但看这人反应这么大,那就是骗过的。
是谁?日落果还是空盒子?
钟离沉吟两秒:“她不是盲盒商人。”
井珊:“……”
“她是往生堂的新员工。”
“往……生堂?”
单将迷迷糊糊的,大脑似乎被击中,连思考都变得费劲,后面才突然想起往生堂不是办白事的吗,那为什么会出现在他家?
月亮微弱的光线从窗口映入,单将看向躺在床上,一张脸瘦削得颧骨凸出的母亲。
似乎再也冷静不下来。
等这场闹剧结束,单广坐在破旧的木椅上唉声叹气,单将也失去所有的力量,有些无助地守在床边。
关于他们的家事,井珊并不知情,而想要看戏的心情迫切,变得不会说话的她着急想让空和胡桃抓紧回来。
怎么回事啊,赶紧问问啊。
再拖下去天都要亮了。
钟离可靠地站在井珊前面,防止单将再次想不开,他好奇地问:“你在盲盒商人那里开出了什么?”

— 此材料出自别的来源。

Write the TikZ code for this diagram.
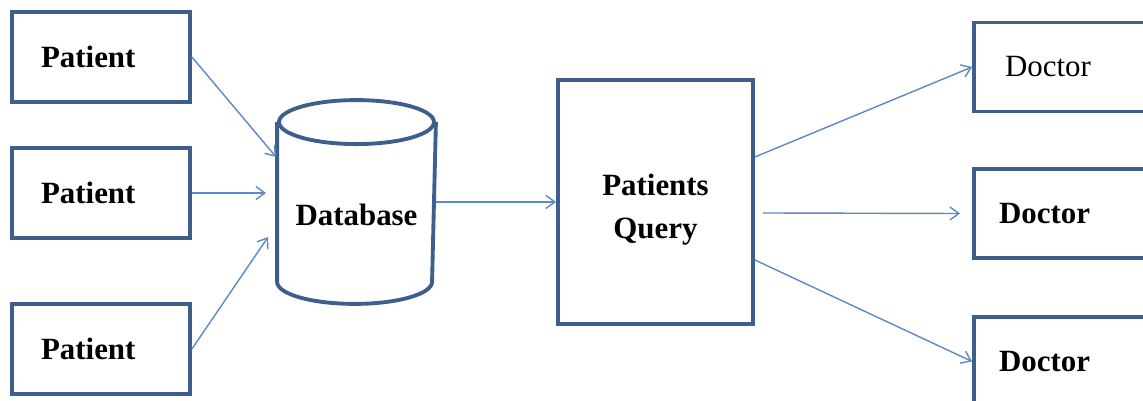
\documentclass[tikz,border=0pt]{standalone}
\usepackage{fontspec}
\setmainfont{Liberation Serif}
\usetikzlibrary{shapes.geometric,positioning,arrows.meta,calc}
\definecolor{boxBlue}{HTML}{3D5F8E}
\definecolor{arrowBlue}{HTML}{5B8AC6}

\begin{document}
\begin{tikzpicture}[x=0.02cm, y=-0.02cm, line width=2.2pt]
    \fontsize{17.6}{24.4}\selectfont

    % Shapes
    \tikzstyle{entity}=[rectangle, draw=boxBlue, fill=white, minimum width=3.56cm, minimum height=1.8cm, inner xsep=0.58cm, text width=2.4cm, align=left, font=\bfseries]
    \tikzstyle{doctor}=[entity, minimum width=4cm, minimum height=1.78cm, inner xsep=0.5cm, text width=3cm]
    \tikzstyle{store}=[rectangle, minimum width=3.1cm, minimum height=4cm, inner sep=0pt]
    \tikzstyle{flow}=[draw=arrowBlue, line width=0.8pt, -{Straight Barb[length=1.8mm,width=2.6mm]}]

    \clip (0,0) rectangle (1143,401);

    % Patients
    \node[entity] (p1) at (101,57) {Patient};
    \node[entity] (p2) at (101,193) {Patient};
    \node[entity] (p3) at (101,349) {Patient};

    % Database (cylinder drawn round the node)
    \node[store, label={[font=\bfseries, yshift=-0.26cm]center:Database}] (db) at (356.5,202) {};
    \draw[boxBlue] ($(db.north west)+(0,22)$) -- ($(db.south west)+(0,-22)$)
        arc[start angle=180, end angle=360, x radius=1.55cm, y radius=0.44cm]
        -- ($(db.north east)+(0,22)$);
    \draw[boxBlue] ($(db.north)+(0,22)$) ellipse[x radius=1.55cm, y radius=0.44cm];

    % Query
    \node[rectangle, draw=boxBlue, minimum width=3.9cm, minimum height=4.88cm,
        label={[font=\bfseries, align=center, yshift=-0.16cm]center:Patients\\Query}] (q) at (655.5,202) {};

    % Doctors
    \node[doctor, font=\mdseries, inner xsep=0.62cm, text width=2.76cm] (d1) at (1074,67) {Doctor};
    \node[doctor] (d2) at (1074,213.5) {Doctor};
    \node[doctor] (d3) at (1074,361.5) {Doctor};

    % Arrows
    \draw[flow] (p1.east) -- ($(db.west)+(-1,-45)$);
    \draw[flow] (p2.east) -- ($(db.west |- p2.east)+(-11,0)$);
    \draw[flow] (p3.east) -- ($(db.west)+(-9,35)$);
    \draw[flow] (db.east) -- (q.west);
    \draw[flow] ($(q.east)+(0,-45)$) -- (d1.west);
    \draw[flow] ($(q.east)+(8,11)$) -- ($(d2.west)+(-12,0)$);
    \draw[flow] ($(q.east)+(0,58)$) -- (d3.west);
\end{tikzpicture}
\end{document}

单将满脸恨,眼神快要发疯:“人人都开出来东西,就我没有。”
“……”
井珊感觉到威胁,往门缝边移了移。
尽管她可以理直气壮地说玩不起别玩,但她也会在每次抽歪的时候想去揍策划一顿。
眼下没有千岩军,单将脑子又不正常的样子。
她脚刚动没两下,钟离就侧头看过来,眼神不解,像是再说:你不站在我身后了?
井珊眼珠一转,确实站在他宽厚的肩膀后面更有安全感,于是又挪了回去。
单广不知道什么是盲盒商人,他听见钟离说:“你可以早上再去尝试一次,这算不上什么大事。”
“呵。”
单将咬牙,他痛苦地抱住脑袋。
“明明什么都好,尽管我这么想,但我内心还是期盼能开出治疗母亲的药物,当希望落空后,那种绝望简直令人发疯!”
没有机会,没有机会了!
单将抓着头发往外扯,似乎这样能冷静下来一样。
他叨叨絮絮地说道:“盗宝团的人不会放过她,我没有机会一次又一次地尝试,她都不知道她有多惹眼。”
尤宜在单将心里简直就是血淋淋的怪物,那个盲盒商人就是长得好看点的女人,怎么会是尤宜的对手。